I’ve always thought that writing a pull request is just as important as the code. If your team members can’t understand the proposed change at a high level then they won’t be able to critique it successfully. Meaning that your pull request could be denied (or accepted when it shouldn’t be). For bugs, I describe the bug, include an image if appropriate, then explain what changes are required to fix it. If there are important, tech-y implementation details then I place them at the very end.
Perhaps a final look over the contributing guidelines (check
CONTRIBUTING.md if you can’t find it) and then it’s time to submit. Check how often pull requests are being read, commented on, and merged. Make sure you understand how long it may take for a response so your expectations are met. (For my small fix it was less than a day).
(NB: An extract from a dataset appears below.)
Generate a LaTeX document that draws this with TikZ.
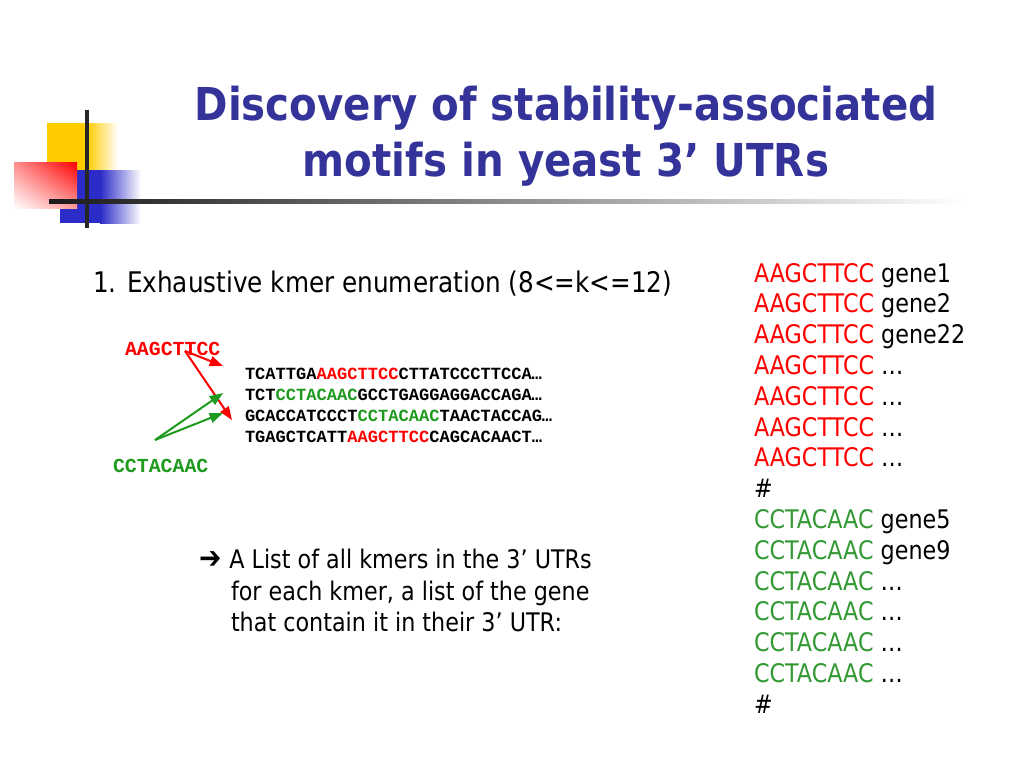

You may want to tick Allow edits from maintainers to make small stylistic changes easier to happen. A GitHub user thanked me for my change and saw that there were further fixes in the area I was working in. I had a look but couldn’t come up with a clean solution to the extra fixes. For the extra fixes, a small architectural rejig was required and I didn’t have time to further study the code base. Basically, it’s okay to say no — we’re all volunteering our time here.
Separate yourself from your pull request. Your code does not represent you. For example, you may not be familiar with design patterns used elsewhere in the project. The worst thing that will happen is someone advising you to try again. You’ll be shocked at how helpful and welcoming people are in the open-source community.
We want you to succeed! If you’re experiencing pull request anxiety, throw up a one-line change on one of my toy projects. I’ll greet ya with a smile 😊.